Chancellor Rachel Reeves has recruited a radical policy guru who backs higher taxes and scrapping the pension triple lock to help her draw up a make-or-break Budget. Pensions Minister Torsten Bell, former head of think tank the Resolution Foundation, has been given a new role overseeing economic policy and helping the Chancellor prepare November's Budget statement.
He has previously backed pushing up council tax, increasing taxes on withdrawals from private pensions and changing inheritance tax to hand the Treasury an additional £4.8 billion every year. Shadow Chancellor, Sir Mel Stride said: "Labour's latest appointment confirms their intent - higher taxes, more borrowing, and punishing success. Torsten Bell has previously proposed taxing homes, hiking fuel duty, and driving up council tax. He wants to tax your future to pay for Rachel Reeves' failure."
Dennis Reed, Director of campaigning group Silver Voices, said: "With Torsten Bell in the side-saddle for Rachel Reeves, it would be worrying if he sees older people on low or medium incomes as a way of raising money."
The autumn Budget comes after unemployment hit a four-year high, with 1.6 million looking for work, and inflation rose to 3.8%, almost double the official target. Here are some of the ideas backed by Mr Bell:
1) Mr Bell, a former senior adviser to Net Zero Secretary Ed Miliband, described the triple lock as "indefensible" and called for it to be axed, in his role as Chief Executive of the Resolution Foundation in 2020.
He co-authored a paper urging the Government "to replace the triple lock, and pay more attention to the contrast with working-age benefits".
The triple lock protects pensioner incomes by ensuring the state pension rises in line with inflation, earnings or by 2.5 percent, whichever is higher.
2) In May 2024 he called for an end to the two-child cap on benefits, a policy backed by many Labour backbenchers but so far rejected by Ms Reeves, saying it would "immediately lift about half a million children out of poverty".
3) In 2019 he said the maximum amount that can be taken tax-free from private pensions should be cut from £250,000 to £40,000, which would effectively increase taxes paid by people who managed to build up a substantial pension pot.
4) He praised a 2018 Resolution Foundation paper calling for inheritance tax to be replaced by a lifetime tax on gifts, which could include money from parents to help children put down the deposit on a home.

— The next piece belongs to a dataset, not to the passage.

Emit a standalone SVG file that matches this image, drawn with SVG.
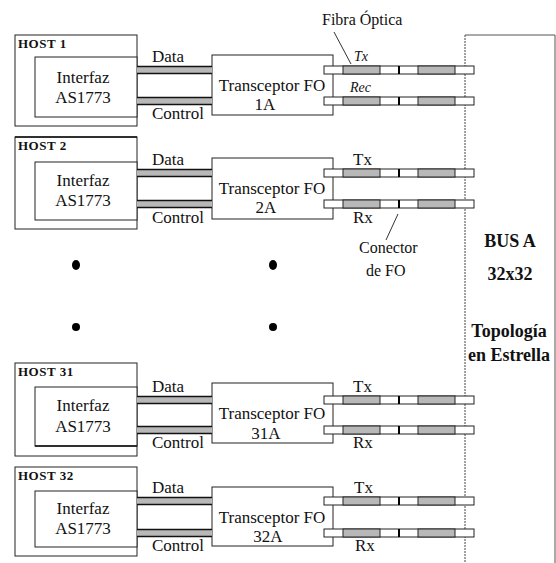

This would raise £4.8 billion more than Inheritance Tax in one year.
5) Mr Bell suggested in 2019 that England and Wales could copy "the marginally improved Scottish structure" after the SNP increased council tax on band E,F, G and H properties north of the border, in an effort to ensure the wealthiest householders pay more.

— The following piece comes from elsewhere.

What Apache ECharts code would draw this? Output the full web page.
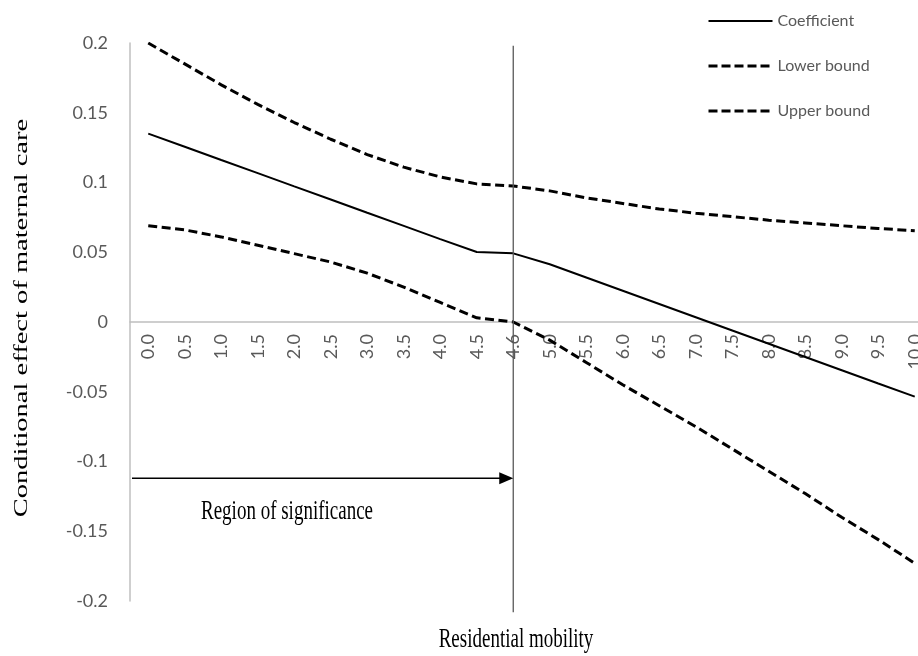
<!DOCTYPE html>
<html><head><meta charset="utf-8">
<script src="https://cdn.jsdelivr.net/npm/echarts@6/dist/echarts.min.js"></script>
<style>html,body{margin:0;padding:0;background:#fff;overflow:hidden;width:918px;height:656px}#c{width:934px;height:656px}</style>
</head><body><div id="c"></div>
<script>
const categories = ['0.0','0.5','1.0','1.5','2.0','2.5','3.0','3.5','4.0','4.5','4.6','5.0','5.5','6.0','6.5','7.0','7.5','8.0','8.5','9.0','9.5','10.0'];
const coefficient = [0.135,0.1256,0.1161,0.1067,0.0972,0.0878,0.0783,0.0689,0.0594,0.0502,0.0492,0.0414,0.0319,0.0224,0.0129,0.0034,-0.0061,-0.0156,-0.0251,-0.0346,-0.0441,-0.0535];
const lowerBound = [0.069,0.066,0.061,0.055,0.049,0.043,0.035,0.025,0.014,0.003,0.0,-0.013,-0.029,-0.045,-0.060,-0.075,-0.091,-0.107,-0.123,-0.140,-0.156,-0.173];
const upperBound = [0.200,0.185,0.170,0.156,0.143,0.131,0.120,0.111,0.104,0.099,0.0975,0.094,0.089,0.085,0.081,0.078,0.0755,0.073,0.071,0.069,0.067,0.0655];
const yMin = -0.2, yMax = 0.2, yInterval = 0.05;
const thresholdCategory = '4.6';
const thresholdLineTop = 0.198, thresholdLineBottom = -0.208;
const arrowLevel = -0.112;
const seriesNames = ['Coefficient','Lower bound','Upper bound'];

const chart = echarts.init(document.getElementById('c'));
const solid = {color:'#000', width:2, type:'solid'};
const dashed = {color:'#000', width:3, type:[9,4.5]};
const legendDashed = {color:'#000', width:3, type:[9,4]};
chart.setOption({
  animation:false,
  backgroundColor:'#fff',
  grid:{left:130, top:43, height:558, width:803, containLabel:false},
  legend:{
    orient:'vertical', left:702, top:8, itemWidth:64, itemHeight:14, itemGap:29,
    itemStyle:{opacity:0},
    textStyle:{color:'#595959', fontFamily:'Lato', fontSize:16},
    data:[
      {name:seriesNames[0], lineStyle:solid},
      {name:seriesNames[1], lineStyle:legendDashed},
      {name:seriesNames[2], lineStyle:legendDashed}
    ]
  },
  xAxis:{
    type:'category', data:categories, boundaryGap:true,
    offset:-279,
    axisLine:{onZero:false, lineStyle:{color:'#bfbfbf', width:1.5}},
    axisTick:{show:false},
    axisLabel:{rotate:90, margin:12, color:'#595959', fontFamily:'Lato', fontSize:18, interval:0},
    splitLine:{show:false}
  },
  yAxis:{
    type:'value', min:yMin, max:yMax, interval:yInterval,
    axisLine:{show:true, lineStyle:{color:'#bfbfbf', width:1.5}},
    axisTick:{show:false},
    splitLine:{show:false},
    axisLabel:{margin:22, color:'#595959', fontFamily:'Lato', fontSize:18}
  },
  series:[
    {name:seriesNames[0], type:'line', data:coefficient, symbol:'none', lineStyle:solid, itemStyle:{color:'#000'}},
    {name:seriesNames[1], type:'line', data:lowerBound, symbol:'none', lineStyle:dashed, itemStyle:{color:'#000'}},
    {name:seriesNames[2], type:'line', data:upperBound, symbol:'none', lineStyle:dashed, itemStyle:{color:'#000'}}
  ]
});

const p = (cat, v) => chart.convertToPixel({gridIndex:0}, [cat, v]);
const tx = p(thresholdCategory, 0)[0];
const band = p(categories[1],0)[0] - p(categories[0],0)[0];
const gridLeft = p(categories[0],0)[0] - band/2;
const yTop = p(thresholdCategory, thresholdLineTop)[1];
const yBot = p(thresholdCategory, thresholdLineBottom)[1];
const ay = p(thresholdCategory, arrowLevel)[1];
const serif = '19px "Liberation Serif"';
chart.setOption({graphic:[
  {type:'line', shape:{x1:tx, y1:yTop, x2:tx, y2:yBot}, style:{stroke:'#595959', lineWidth:1.3}, z:10},
  {type:'line', shape:{x1:gridLeft+2, y1:ay, x2:tx-12, y2:ay}, style:{stroke:'#000', lineWidth:1.3}, z:10},
  {type:'polygon', shape:{points:[[tx-14, ay-6],[tx, ay],[tx-14, ay+6]]}, style:{fill:'#000'}, z:10},
  {type:'text', x:287, y:512, scaleY:1.4, style:{text:'Region of significance', font:serif, fill:'#000', align:'center', verticalAlign:'middle'}, z:10},
  {type:'text', x:516, y:640, scaleY:1.4, style:{text:'Residential mobility', font:serif, fill:'#000', align:'center', verticalAlign:'middle'}, z:10},
  {type:'text', x:22, y:318, rotation:Math.PI/2, scaleX:1.5, style:{text:'Conditional effect of maternal care', font:serif, fill:'#000', align:'center', verticalAlign:'middle'}, z:10}
]});
</script>
</body></html>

6) In 2020 he said: "We should stop freezing fuel duty".
7) While most of his tax-raising proposals were published before he became an MP, just last week Mr Bell refused to rule out hitting owners of high-value houses with capital gains tax (CGT) when they sell their family home.

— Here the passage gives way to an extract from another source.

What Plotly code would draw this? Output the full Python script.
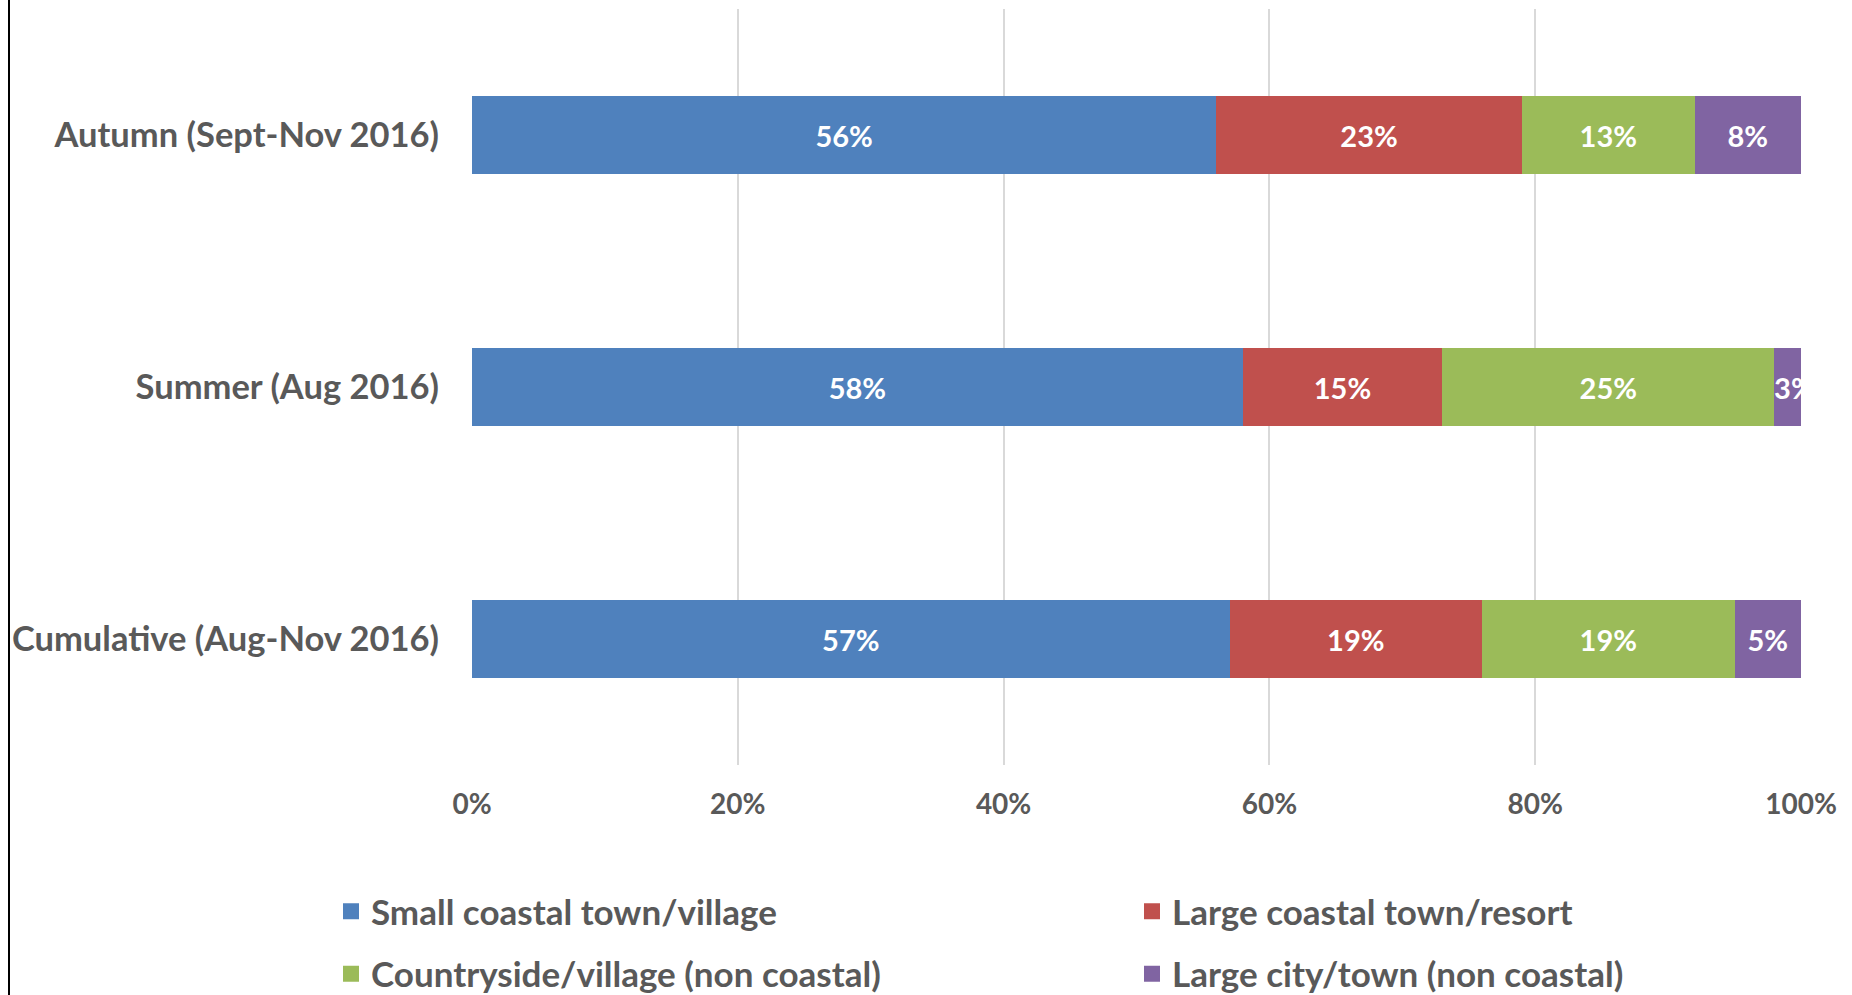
import plotly.graph_objects as go

categories = ["Autumn (Sept-Nov 2016)", "Summer (Aug 2016)", "Cumulative (Aug-Nov 2016)"]
series_names = [
    "Small coastal town/village",
    "Large coastal town/resort",
    "Countryside/village (non coastal)",
    "Large city/town (non coastal)",
]
small_coastal = [56, 58, 57]
large_coastal = [23, 15, 19]
countryside = [13, 25, 19]
large_city = [8, 3, 5]
tick_values = [0, 20, 40, 60, 80, 100]
tick_labels = ["0%", "20%", "40%", "60%", "80%", "100%"]

colors = ["#4F81BD", "#C0504D", "#9BBB59", "#8064A2"]
FONT = "Lato"
TEXT_COLOR = "#595959"

fig = go.Figure()
all_series = [small_coastal, large_coastal, countryside, large_city]
legends = ["legend", "legend2", "legend", "legend2"]
for name, vals, col in zip(series_names, all_series, colors):
    fig.add_trace(go.Bar(
        y=categories, x=vals, name=name, orientation="h",
        marker=dict(color=col, line=dict(width=0)),
        text=[f"{v}%" for v in vals], textposition="inside",
        insidetextanchor="middle", textangle=0,
        textfont=dict(family=FONT, size=29, color="white", weight="bold"),
        showlegend=False, hoverinfo="skip",
    ))
for i, (name, col, lg) in enumerate(zip(series_names, colors, legends)):
    fig.add_trace(go.Scatter(
        x=[None], y=[None], mode="markers", name=name,
        marker=dict(symbol="square", size=16, color=col),
        legend=lg, legendgroup=f"g{i}", showlegend=True,
    ))

legend_font = dict(family=FONT, size=35, color=TEXT_COLOR, weight="bold")
fig.update_layout(
    width=1852, height=995,
    margin=dict(l=472, r=51, t=9, b=230, autoexpand=False),
    barmode="stack", bargap=0.69,
    paper_bgcolor="white", plot_bgcolor="white",
    font=dict(family=FONT, color=TEXT_COLOR),
    uniformtext=dict(minsize=29, mode="show"),
    xaxis=dict(
        range=[0, 100], tickvals=tick_values, ticktext=tick_labels,
        showgrid=True, gridcolor="#D9D9D9", gridwidth=2,
        zeroline=False, showline=False, ticks="",
        tickfont=dict(family=FONT, size=28, color=TEXT_COLOR, weight="bold"),
        ticklabelstandoff=20, fixedrange=True,
    ),
    yaxis=dict(
        categoryorder="array", categoryarray=categories, autorange="reversed",
        showgrid=False, zeroline=False, showline=False, ticks="",
        tickfont=dict(family=FONT, size=34.5, color=TEXT_COLOR, weight="bold"),
        ticklabelstandoff=32, fixedrange=True,
    ),
    legend=dict(
        x=(331 - 472) / 1329, y=(765 - 882) / 756, xanchor="left", yanchor="top",
        orientation="v", tracegroupgap=14, bgcolor="rgba(0,0,0,0)",
        font=legend_font,
    ),
    legend2=dict(
        x=(1132 - 472) / 1329, y=(765 - 882) / 756, xanchor="left", yanchor="top",
        orientation="v", tracegroupgap=14, bgcolor="rgba(0,0,0,0)",
        font=legend_font,
    ),
    shapes=[dict(
        type="line", xref="paper", yref="paper",
        x0=(9 - 472) / 1329, x1=(9 - 472) / 1329,
        y0=-300 / 756, y1=(756 + 9) / 756,
        line=dict(color="black", width=2),
    )],
    showlegend=True,
)

fig.write_html("out.html")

Chancellor Rachel Reeves is reported to be considering ending the current exemption from CGT for primary residences as she seeks ways to raise cash in the face of dire warnings about the state of the public finances.
A HM Treasury spokesperson said: "Having fixed the foundations by securing economic stability, the Chancellor and her team are focused on building an economy that delivers for working people.
"This government is committed to the Triple Lock."